Perfection is often a form of hiding
Many people chase perfect days because they want relief from ambiguity.
If the day was perfect, the story is easy. If the day broke down, the story is harder. Now you have to think about why.
That is why daily perfection can quietly become the wrong target.
It trains you to obsess over clean records instead of useful learning.
A weekly review pushes in the opposite direction.
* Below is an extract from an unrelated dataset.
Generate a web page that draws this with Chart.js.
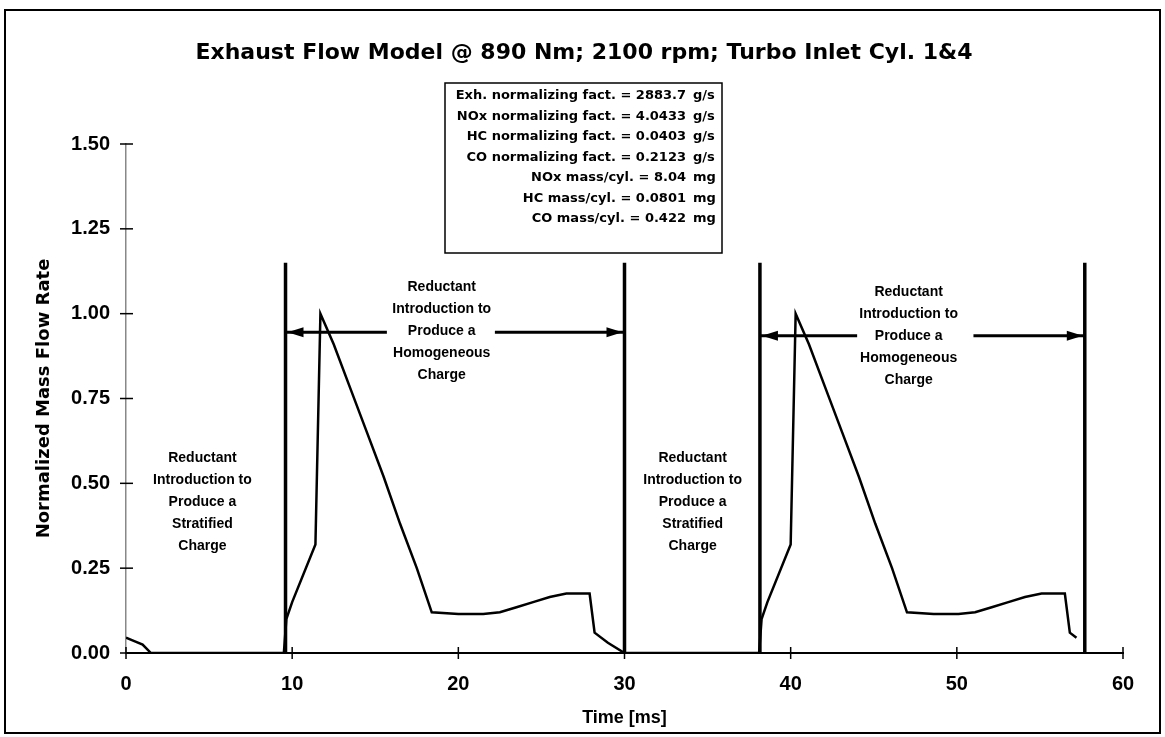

It says:
- what actually mattered this week
- what got done
- what did not
- what the miss means
That is a much more durable process than chasing spotless streaks.
Reflection protects the next week
Without review, most people roll straight into another cycle carrying the same hidden problems:
- goals that were too big
- plans that were too vague
- the same hard conversation they kept avoiding
- the same energy assumptions that were unrealistic
The review is where you stop the pattern from rolling forward untouched.
It is the moment where the week becomes useful instead of just finished.
Honest reviews are not punishment
This is important.
A good weekly review is not a ritual for shaming yourself.
It is not:
- "I failed again."
- "I am not disciplined enough."
- "I need to be harder on myself."
It is closer to:
- "What really happened?"
- "What was too ambitious?"
- "What did I keep putting off?"
- "What needs to change next week?"
That kind of reflection turns disappointment into information.
Progress survives imperfect days
The weekly view also protects people from another common trap: overreacting to one messy day.
You do not need a flawless week to build momentum.
You need a week that still moves the right things forward, teaches you something honest, and gives you a better next commitment.
That is a far healthier standard.
Daily check-ins still matter
Daily tracking and check-ins are still useful. They create signal. They help the week stay visible.
But the weekly review is what converts signal into understanding.
If you want behavior change that lasts, daily perfection is too brittle.
Weekly reflection is stronger because it respects how people actually live.